Clouds require moisture and therefore high clouds will exist in regions with upper-level moisture. Synoptic scale ascent is on the order of cm/s and this is not an efficient way to bring moisture from the surface to the upper levels.
Consider this water vapor imagery:
Source: College of Dupage NEXLAB
In this image, the color represents the humidity of the mid and upper levels of the troposphere. Brighter colors represent moisture at higher levels. Darker colors represent moisture at mid levels. Black represents dry mid and upper levels.
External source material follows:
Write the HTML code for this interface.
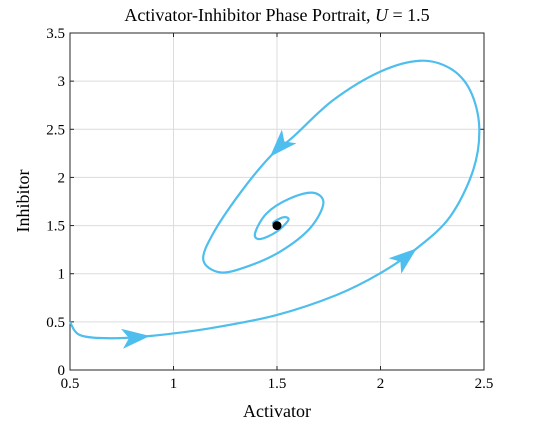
<!DOCTYPE html>
<html><head><meta charset="utf-8"><style>
body{margin:0;background:#fff}
svg{display:block;font-family:"Liberation Serif",serif}
</style></head><body>
<svg id="c" width="536" height="424" viewBox="0 0 536 424" xmlns="http://www.w3.org/2000/svg">
<rect width="536" height="424" fill="#fff"/>
<g id="grid"></g>
<g id="axes"></g>
<path id="traj" fill="none" stroke="#4DBEEE" stroke-width="2.2" stroke-linejoin="round"/>
<g id="arrows"></g>
<circle id="eq" r="4.5" fill="#000"/>
<text x="277" y="21" font-size="18" text-anchor="middle">Activator-Inhibitor Phase Portrait, <tspan font-style="italic">U</tspan> = 1.5</text>
<text x="277" y="417" font-size="18" text-anchor="middle">Activator</text>
<text x="0" y="0" font-size="18" text-anchor="middle" transform="translate(29,201) rotate(-90)">Inhibitor</text>
</svg>
<script>
const xTicks=[0.5,1,1.5,2,2.5];
const yTicks=[0,0.5,1,1.5,2,2.5,3,3.5];
const xTickLabels=["0.5","1","1.5","2","2.5"];
const yTickLabels=["0","0.5","1","1.5","2","2.5","3","3.5"];
const activator=[0.5,0.548,0.693,0.886,1.176,1.498,1.788,1.998,2.175,2.336,2.448,2.477,2.432,2.336,2.191,1.998,1.772,1.579,1.466,1.321,1.192,1.144,1.225,1.354,1.514,1.659,1.724,1.675,1.563,1.450,1.394,1.418,1.498,1.555,1.530,1.482,1.5];
const inhibitor=[0.50,0.363,0.33,0.353,0.433,0.571,0.779,1.004,1.263,1.592,2.077,2.527,2.908,3.133,3.212,3.098,2.804,2.423,2.215,1.835,1.420,1.142,1.014,1.073,1.228,1.471,1.731,1.841,1.782,1.627,1.420,1.36,1.436,1.558,1.586,1.530,1.5];
const arrowAt=[3,8,18];
const eqX=[1.5],eqY=[1.5];
const X0=70,X1=484,Y0=370,Y1=33;
const sx=v=>X0+(v-0.5)/2*(X1-X0);
const sy=v=>Y0-v/3.5*(Y0-Y1);
const NS="http://www.w3.org/2000/svg";
const g=document.getElementById('grid'),ax=document.getElementById('axes');
function mk(p,t,a){const e=document.createElementNS(NS,t);for(const k in a)e.setAttribute(k,a[k]);p.appendChild(e);return e;}
xTicks.forEach((v,i)=>{const x=sx(v);
 const l=mk(g,'line',{x1:x,x2:x,y1:Y1,y2:Y0,stroke:'#dcdcdc','stroke-width':1});
 
 
 const t=mk(ax,'text',{x:x,y:Y0+18,'font-size':15,'text-anchor':'middle'});t.textContent=xTickLabels[i];
 
 
 mk(ax,'line',{x1:x,x2:x,y1:Y0,y2:Y0-4,stroke:'#262626'});mk(ax,'line',{x1:x,x2:x,y1:Y1,y2:Y1+4,stroke:'#262626'});
});
yTicks.forEach((v,i)=>{const y=sy(v);
 const l=mk(g,'line',{x1:X0,x2:X1,y1:y,y2:y,stroke:'#dcdcdc','stroke-width':1});
 
 
 const t=mk(ax,'text',{x:X0-5,y:y+5,'font-size':15,'text-anchor':'end'});t.textContent=yTickLabels[i];
 
 
 mk(ax,'line',{x1:X0,x2:X0+4,y1:y,y2:y,stroke:'#262626'});mk(ax,'line',{x1:X1,x2:X1-4,y1:y,y2:y,stroke:'#262626'});
});
const box=mk(ax,'rect',{x:X0,y:Y1,width:X1-X0,height:Y0-Y1,fill:'none',stroke:'#262626','stroke-width':1});


const P=activator.map((v,i)=>[sx(v),sy(inhibitor[i])]);
let d='M'+P[0][0]+','+P[0][1];
for(let i=0;i<P.length-1;i++){const p0=P[Math.max(i-1,0)],p1=P[i],p2=P[i+1],p3=P[Math.min(i+2,P.length-1)];
 d+=' C'+(p1[0]+(p2[0]-p0[0])/6)+','+(p1[1]+(p2[1]-p0[1])/6)+' '+(p2[0]-(p3[0]-p1[0])/6)+','+(p2[1]-(p3[1]-p1[1])/6)+' '+p2[0]+','+p2[1];}
document.getElementById('traj').setAttribute('d',d);
const ag=document.getElementById('arrows');
arrowAt.forEach(i=>{const a=P[i],b=P[i+1],pr=P[i-1];
 const ang=Math.atan2(b[1]-pr[1],b[0]-pr[0])*180/Math.PI;
 const e=mk(ag,'polygon',{points:'0,0 -28,-10 -21,0 -28,10',fill:'#4DBEEE',transform:'translate('+a[0]+','+a[1]+') rotate('+ang+')'});
 
 
});
const eq=document.getElementById('eq');eq.setAttribute('cx',sx(eqX[0]));eq.setAttribute('cy',sy(eqY[0]));
</script>
</body></html>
The brightest whites (highest level moisture) at this time are along the ITCZ and associated a mid-latitude cyclone in the northeastern US. These are areas associated with convection, which unlike the synoptic scale flows is an efficient transport of moisture into the upper troposphere. This convective outflow will first be associated with the "anvil" top of the thunderstorm, but as it is advected at the upper levels can manifest as cirrus clouds. The ITCZ is driven by equatorial convergence and the upward branch of the Hadley cells.
Mid-latitude cyclones have a so-called "wet conveyor belt" that transports near-surface moisture into the mid and upper levels which can then manifest as upper level clouds (or lots of rain/snow).
To answer "why are most cirrus clouds in the tropics?" I would associate that with the large transport of water vapor into the upper levels by the persistent convection in the ITCZ.